**Task to complete**
Return the listing below verbatim. Pictures do not belong in the copy.

Dataset content start

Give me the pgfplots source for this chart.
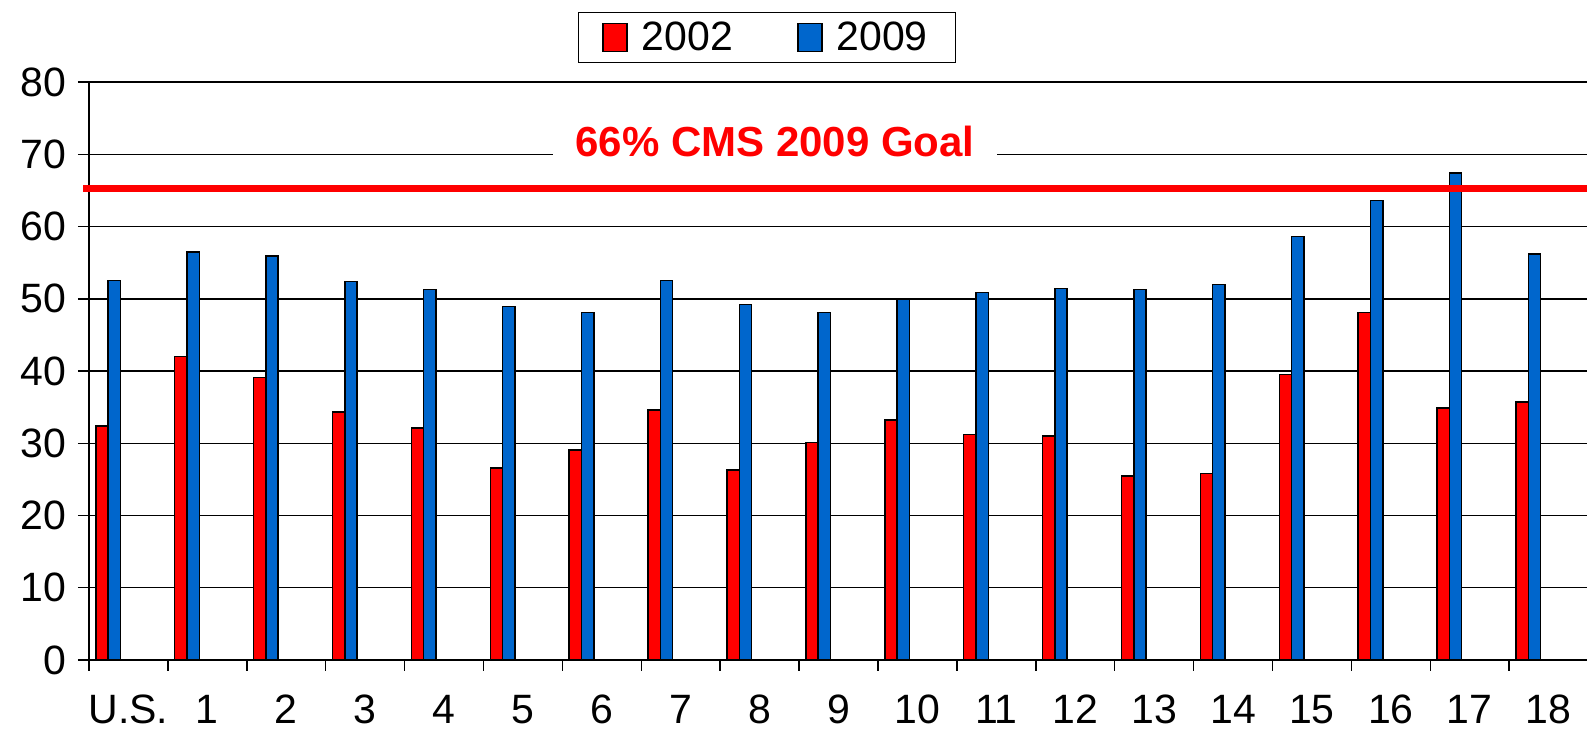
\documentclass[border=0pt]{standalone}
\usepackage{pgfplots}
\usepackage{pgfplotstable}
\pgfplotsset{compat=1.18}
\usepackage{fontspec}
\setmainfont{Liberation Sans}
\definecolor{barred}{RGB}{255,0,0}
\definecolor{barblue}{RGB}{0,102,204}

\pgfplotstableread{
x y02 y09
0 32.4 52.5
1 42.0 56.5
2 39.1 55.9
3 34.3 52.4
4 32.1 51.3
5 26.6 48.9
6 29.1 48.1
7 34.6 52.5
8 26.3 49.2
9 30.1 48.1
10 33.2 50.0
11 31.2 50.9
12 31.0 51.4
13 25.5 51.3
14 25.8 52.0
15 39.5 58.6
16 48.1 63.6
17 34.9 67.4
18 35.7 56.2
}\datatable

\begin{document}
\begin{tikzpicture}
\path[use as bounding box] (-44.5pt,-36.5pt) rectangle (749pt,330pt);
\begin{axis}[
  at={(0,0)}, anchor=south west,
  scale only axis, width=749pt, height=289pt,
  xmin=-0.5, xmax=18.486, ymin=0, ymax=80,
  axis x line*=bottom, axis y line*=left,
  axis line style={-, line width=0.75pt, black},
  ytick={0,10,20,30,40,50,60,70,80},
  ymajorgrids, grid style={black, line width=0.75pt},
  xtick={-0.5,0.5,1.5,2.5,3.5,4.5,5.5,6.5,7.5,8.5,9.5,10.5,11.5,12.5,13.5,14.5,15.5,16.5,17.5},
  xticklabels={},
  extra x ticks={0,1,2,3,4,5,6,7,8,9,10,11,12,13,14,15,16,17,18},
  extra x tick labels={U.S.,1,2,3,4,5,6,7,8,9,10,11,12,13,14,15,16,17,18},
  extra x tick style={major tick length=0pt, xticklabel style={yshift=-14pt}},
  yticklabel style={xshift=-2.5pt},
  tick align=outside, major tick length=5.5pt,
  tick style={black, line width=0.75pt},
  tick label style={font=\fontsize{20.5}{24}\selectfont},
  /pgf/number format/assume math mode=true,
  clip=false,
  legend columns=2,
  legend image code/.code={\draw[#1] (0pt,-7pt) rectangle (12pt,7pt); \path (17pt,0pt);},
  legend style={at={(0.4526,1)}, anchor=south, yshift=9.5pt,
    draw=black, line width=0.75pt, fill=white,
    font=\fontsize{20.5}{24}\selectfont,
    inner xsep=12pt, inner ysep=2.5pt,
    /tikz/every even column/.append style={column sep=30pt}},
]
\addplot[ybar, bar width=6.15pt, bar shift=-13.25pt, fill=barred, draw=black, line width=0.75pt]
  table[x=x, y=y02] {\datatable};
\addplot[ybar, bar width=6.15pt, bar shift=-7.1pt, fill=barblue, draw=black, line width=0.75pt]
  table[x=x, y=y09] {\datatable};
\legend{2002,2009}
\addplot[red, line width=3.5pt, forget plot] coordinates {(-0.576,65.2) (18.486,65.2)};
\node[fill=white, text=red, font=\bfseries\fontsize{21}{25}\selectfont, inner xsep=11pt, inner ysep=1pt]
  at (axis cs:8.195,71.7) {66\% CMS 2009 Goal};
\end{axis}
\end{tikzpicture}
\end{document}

Dataset content end

**Final answer**
Give me the pgfplots source for this chart.
\documentclass[border=0pt]{standalone}
\usepackage{pgfplots}
\usepackage{pgfplotstable}
\pgfplotsset{compat=1.18}
\usepackage{fontspec}
\setmainfont{Liberation Sans}
\definecolor{barred}{RGB}{255,0,0}
\definecolor{barblue}{RGB}{0,102,204}

\pgfplotstableread{
x y02 y09
0 32.4 52.5
1 42.0 56.5
2 39.1 55.9
3 34.3 52.4
4 32.1 51.3
5 26.6 48.9
6 29.1 48.1
7 34.6 52.5
8 26.3 49.2
9 30.1 48.1
10 33.2 50.0
11 31.2 50.9
12 31.0 51.4
13 25.5 51.3
14 25.8 52.0
15 39.5 58.6
16 48.1 63.6
17 34.9 67.4
18 35.7 56.2
}\datatable

\begin{document}
\begin{tikzpicture}
\path[use as bounding box] (-44.5pt,-36.5pt) rectangle (749pt,330pt);
\begin{axis}[
  at={(0,0)}, anchor=south west,
  scale only axis, width=749pt, height=289pt,
  xmin=-0.5, xmax=18.486, ymin=0, ymax=80,
  axis x line*=bottom, axis y line*=left,
  axis line style={-, line width=0.75pt, black},
  ytick={0,10,20,30,40,50,60,70,80},
  ymajorgrids, grid style={black, line width=0.75pt},
  xtick={-0.5,0.5,1.5,2.5,3.5,4.5,5.5,6.5,7.5,8.5,9.5,10.5,11.5,12.5,13.5,14.5,15.5,16.5,17.5},
  xticklabels={},
  extra x ticks={0,1,2,3,4,5,6,7,8,9,10,11,12,13,14,15,16,17,18},
  extra x tick labels={U.S.,1,2,3,4,5,6,7,8,9,10,11,12,13,14,15,16,17,18},
  extra x tick style={major tick length=0pt, xticklabel style={yshift=-14pt}},
  yticklabel style={xshift=-2.5pt},
  tick align=outside, major tick length=5.5pt,
  tick style={black, line width=0.75pt},
  tick label style={font=\fontsize{20.5}{24}\selectfont},
  /pgf/number format/assume math mode=true,
  clip=false,
  legend columns=2,
  legend image code/.code={\draw[#1] (0pt,-7pt) rectangle (12pt,7pt); \path (17pt,0pt);},
  legend style={at={(0.4526,1)}, anchor=south, yshift=9.5pt,
    draw=black, line width=0.75pt, fill=white,
    font=\fontsize{20.5}{24}\selectfont,
    inner xsep=12pt, inner ysep=2.5pt,
    /tikz/every even column/.append style={column sep=30pt}},
]
\addplot[ybar, bar width=6.15pt, bar shift=-13.25pt, fill=barred, draw=black, line width=0.75pt]
  table[x=x, y=y02] {\datatable};
\addplot[ybar, bar width=6.15pt, bar shift=-7.1pt, fill=barblue, draw=black, line width=0.75pt]
  table[x=x, y=y09] {\datatable};
\legend{2002,2009}
\addplot[red, line width=3.5pt, forget plot] coordinates {(-0.576,65.2) (18.486,65.2)};
\node[fill=white, text=red, font=\bfseries\fontsize{21}{25}\selectfont, inner xsep=11pt, inner ysep=1pt]
  at (axis cs:8.195,71.7) {66\% CMS 2009 Goal};
\end{axis}
\end{tikzpicture}
\end{document}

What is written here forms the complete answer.